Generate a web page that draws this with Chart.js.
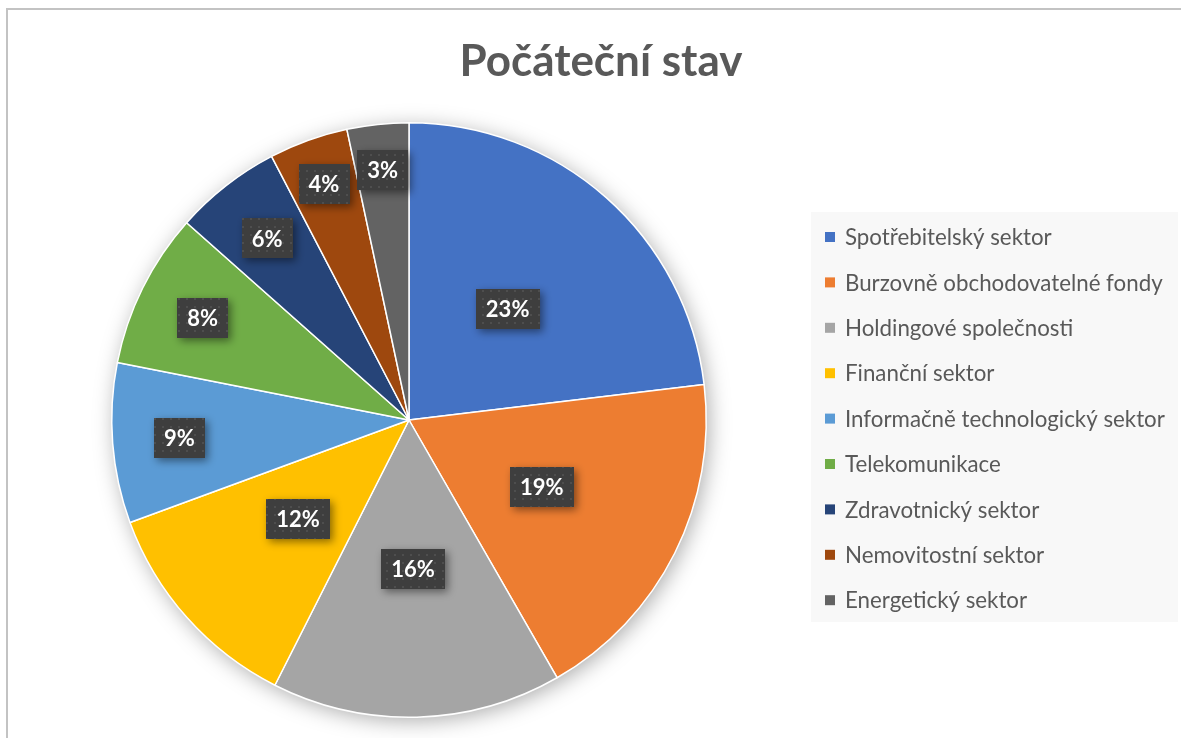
<!DOCTYPE html>
<html>
<head>
<meta charset="utf-8">
<script src="https://cdn.jsdelivr.net/npm/chart.js@4.4.0/dist/chart.umd.min.js"></script>
<style>
    html, body { margin: 0; padding: 0; background: #fff; }
    #wrap { position: relative; width: 1181px; height: 738px; }
    #frame { position: absolute; left: 6px; top: 8px; right: -4px; bottom: -4px; border: 2px solid #c3c3c3; }
    canvas { position: absolute; left: 0; top: 0; }
</style>
</head>
<body>
<div id="wrap">
    <div id="frame"></div>
    <canvas id="pie" width="1181" height="738"></canvas>
</div>
<script>
(function () {
    'use strict';

    const title = 'Počáteční stav';
    const sectors = [
        'Spotřebitelský sektor',
        'Burzovně obchodovatelné fondy',
        'Holdingové společnosti',
        'Finanční sektor',
        'Informačně technologický sektor',
        'Telekomunikace',
        'Zdravotnický sektor',
        'Nemovitostní sektor',
        'Energetický sektor'
    ];
    // shares in % (labels show them rounded)
    const shares = [23.1, 18.6, 15.75, 11.95, 8.7, 8.45, 5.8, 4.3, 3.35];
    const colors = ['#4472C4', '#ED7D31', '#A5A5A5', '#FFC000', '#5B9BD5', '#70AD47', '#264478', '#9E480E', '#636363'];

    const fontFamily = 'Lato, "Open Sans", sans-serif';

    function makePattern(ctx) {
        const p = document.createElement('canvas');
        p.width = 8;
        p.height = 8;
        const pc = p.getContext('2d');
        pc.fillStyle = '#3e3e3e';
        pc.fillRect(0, 0, 8, 8);
        pc.fillStyle = '#4e4e4e';
        pc.fillRect(2, 2, 2, 2);
        return ctx.createPattern(p, 'repeat');
    }

    // soft shadow under the whole pie
    const pieShadow = {
        id: 'pieShadow',
        beforeDatasetsDraw(chart) {
            const arc = chart.getDatasetMeta(0).data[0];
            if (!arc) return;
            const ctx = chart.ctx;
            ctx.save();
            ctx.shadowColor = 'rgba(0,0,0,0.35)';
            ctx.shadowBlur = 22;
            ctx.shadowOffsetX = 3;
            ctx.shadowOffsetY = 4;
            ctx.fillStyle = '#fff';
            ctx.beginPath();
            ctx.arc(arc.x, arc.y, arc.outerRadius - 1, 0, Math.PI * 2);
            ctx.fill();
            ctx.restore();
        }
    };

    // percentage boxes; small slices are pushed out towards the rim
    const sliceLabels = {
        id: 'sliceLabels',
        afterDatasetsDraw(chart) {
            const ctx = chart.ctx;
            const meta = chart.getDatasetMeta(0);
            const total = shares.reduce((a, b) => a + b, 0);
            const pattern = makePattern(ctx);
            ctx.save();
            ctx.font = 'bold 22px ' + fontFamily;
            ctx.textAlign = 'center';
            ctx.textBaseline = 'middle';
            meta.data.forEach((arc, i) => {
                const v = shares[i];
                const mid = (arc.startAngle + arc.endAngle) / 2;
                let f = 0.5;
                if (v < 10) f = v <= 4.5 ? 0.845 : 0.775;
                const x = arc.x + Math.cos(mid) * arc.outerRadius * f;
                const y = arc.y + Math.sin(mid) * arc.outerRadius * f;
                const text = Math.round(v / total * 100) + '%';
                const w = ctx.measureText(text).width + 20;
                const h = 40;
                ctx.save();
                ctx.shadowColor = 'rgba(0,0,0,0.45)';
                ctx.shadowBlur = 8;
                ctx.shadowOffsetX = 3;
                ctx.shadowOffsetY = 3;
                ctx.fillStyle = pattern;
                ctx.fillRect(Math.round(x - w / 2), Math.round(y - h / 2), Math.round(w), h);
                ctx.restore();
                ctx.fillStyle = '#ffffff';
                ctx.fillText(text, x, y + 1);
            });
            ctx.restore();
        }
    };

    // title and legend box on the right
    const decorations = {
        id: 'decorations',
        afterDraw(chart) {
            const ctx = chart.ctx;
            ctx.save();
            ctx.fillStyle = '#595959';
            ctx.font = 'bold 44px ' + fontFamily;
            ctx.textAlign = 'center';
            ctx.textBaseline = 'middle';
            ctx.fillText(title, 601, 62);

            ctx.fillStyle = '#f8f8f8';
            ctx.fillRect(811, 212, 367, 410);

            ctx.font = '22.3px ' + fontFamily;
            ctx.textAlign = 'left';
            sectors.forEach((name, i) => {
                const y = 237 + i * 45.4;
                ctx.fillStyle = colors[i];
                ctx.fillRect(825, y - 5, 10, 10);
                ctx.fillStyle = '#595959';
                ctx.fillText(name, 845, y + 1);
            });
            ctx.restore();
        }
    };

    new Chart(document.getElementById('pie').getContext('2d'), {
        type: 'pie',
        data: {
            labels: sectors,
            datasets: [{
                data: shares,
                backgroundColor: colors,
                borderColor: '#ffffff',
                borderWidth: 1.5
            }]
        },
        options: {
            responsive: false,
            animation: false,
            layout: { padding: { left: 111, right: 474, top: 122, bottom: 20 } },
            plugins: {
                legend: { display: false },
                tooltip: { enabled: false }
            }
        },
        plugins: [pieShadow, sliceLabels, decorations]
    });
})();
</script>
</body>
</html>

- WHAT YOU WILL DO: Every line of the data should be copied as it stands, without the images.

- OUTPUT OF THE TASK:
Generate a web page that draws this with Chart.js.
<!DOCTYPE html>
<html>
<head>
<meta charset="utf-8">
<script src="https://cdn.jsdelivr.net/npm/chart.js@4.4.0/dist/chart.umd.min.js"></script>
<style>
    html, body { margin: 0; padding: 0; background: #fff; }
    #wrap { position: relative; width: 1181px; height: 738px; }
    #frame { position: absolute; left: 6px; top: 8px; right: -4px; bottom: -4px; border: 2px solid #c3c3c3; }
    canvas { position: absolute; left: 0; top: 0; }
</style>
</head>
<body>
<div id="wrap">
    <div id="frame"></div>
    <canvas id="pie" width="1181" height="738"></canvas>
</div>
<script>
(function () {
    'use strict';

    const title = 'Počáteční stav';
    const sectors = [
        'Spotřebitelský sektor',
        'Burzovně obchodovatelné fondy',
        'Holdingové společnosti',
        'Finanční sektor',
        'Informačně technologický sektor',
        'Telekomunikace',
        'Zdravotnický sektor',
        'Nemovitostní sektor',
        'Energetický sektor'
    ];
    // shares in % (labels show them rounded)
    const shares = [23.1, 18.6, 15.75, 11.95, 8.7, 8.45, 5.8, 4.3, 3.35];
    const colors = ['#4472C4', '#ED7D31', '#A5A5A5', '#FFC000', '#5B9BD5', '#70AD47', '#264478', '#9E480E', '#636363'];

    const fontFamily = 'Lato, "Open Sans", sans-serif';

    function makePattern(ctx) {
        const p = document.createElement('canvas');
        p.width = 8;
        p.height = 8;
        const pc = p.getContext('2d');
        pc.fillStyle = '#3e3e3e';
        pc.fillRect(0, 0, 8, 8);
        pc.fillStyle = '#4e4e4e';
        pc.fillRect(2, 2, 2, 2);
        return ctx.createPattern(p, 'repeat');
    }

    // soft shadow under the whole pie
    const pieShadow = {
        id: 'pieShadow',
        beforeDatasetsDraw(chart) {
            const arc = chart.getDatasetMeta(0).data[0];
            if (!arc) return;
            const ctx = chart.ctx;
            ctx.save();
            ctx.shadowColor = 'rgba(0,0,0,0.35)';
            ctx.shadowBlur = 22;
            ctx.shadowOffsetX = 3;
            ctx.shadowOffsetY = 4;
            ctx.fillStyle = '#fff';
            ctx.beginPath();
            ctx.arc(arc.x, arc.y, arc.outerRadius - 1, 0, Math.PI * 2);
            ctx.fill();
            ctx.restore();
        }
    };

    // percentage boxes; small slices are pushed out towards the rim
    const sliceLabels = {
        id: 'sliceLabels',
        afterDatasetsDraw(chart) {
            const ctx = chart.ctx;
            const meta = chart.getDatasetMeta(0);
            const total = shares.reduce((a, b) => a + b, 0);
            const pattern = makePattern(ctx);
            ctx.save();
            ctx.font = 'bold 22px ' + fontFamily;
            ctx.textAlign = 'center';
            ctx.textBaseline = 'middle';
            meta.data.forEach((arc, i) => {
                const v = shares[i];
                const mid = (arc.startAngle + arc.endAngle) / 2;
                let f = 0.5;
                if (v < 10) f = v <= 4.5 ? 0.845 : 0.775;
                const x = arc.x + Math.cos(mid) * arc.outerRadius * f;
                const y = arc.y + Math.sin(mid) * arc.outerRadius * f;
                const text = Math.round(v / total * 100) + '%';
                const w = ctx.measureText(text).width + 20;
                const h = 40;
                ctx.save();
                ctx.shadowColor = 'rgba(0,0,0,0.45)';
                ctx.shadowBlur = 8;
                ctx.shadowOffsetX = 3;
                ctx.shadowOffsetY = 3;
                ctx.fillStyle = pattern;
                ctx.fillRect(Math.round(x - w / 2), Math.round(y - h / 2), Math.round(w), h);
                ctx.restore();
                ctx.fillStyle = '#ffffff';
                ctx.fillText(text, x, y + 1);
            });
            ctx.restore();
        }
    };

    // title and legend box on the right
    const decorations = {
        id: 'decorations',
        afterDraw(chart) {
            const ctx = chart.ctx;
            ctx.save();
            ctx.fillStyle = '#595959';
            ctx.font = 'bold 44px ' + fontFamily;
            ctx.textAlign = 'center';
            ctx.textBaseline = 'middle';
            ctx.fillText(title, 601, 62);

            ctx.fillStyle = '#f8f8f8';
            ctx.fillRect(811, 212, 367, 410);

            ctx.font = '22.3px ' + fontFamily;
            ctx.textAlign = 'left';
            sectors.forEach((name, i) => {
                const y = 237 + i * 45.4;
                ctx.fillStyle = colors[i];
                ctx.fillRect(825, y - 5, 10, 10);
                ctx.fillStyle = '#595959';
                ctx.fillText(name, 845, y + 1);
            });
            ctx.restore();
        }
    };

    new Chart(document.getElementById('pie').getContext('2d'), {
        type: 'pie',
        data: {
            labels: sectors,
            datasets: [{
                data: shares,
                backgroundColor: colors,
                borderColor: '#ffffff',
                borderWidth: 1.5
            }]
        },
        options: {
            responsive: false,
            animation: false,
            layout: { padding: { left: 111, right: 474, top: 122, bottom: 20 } },
            plugins: {
                legend: { display: false },
                tooltip: { enabled: false }
            }
        },
        plugins: [pieShadow, sliceLabels, decorations]
    });
})();
</script>
</body>
</html>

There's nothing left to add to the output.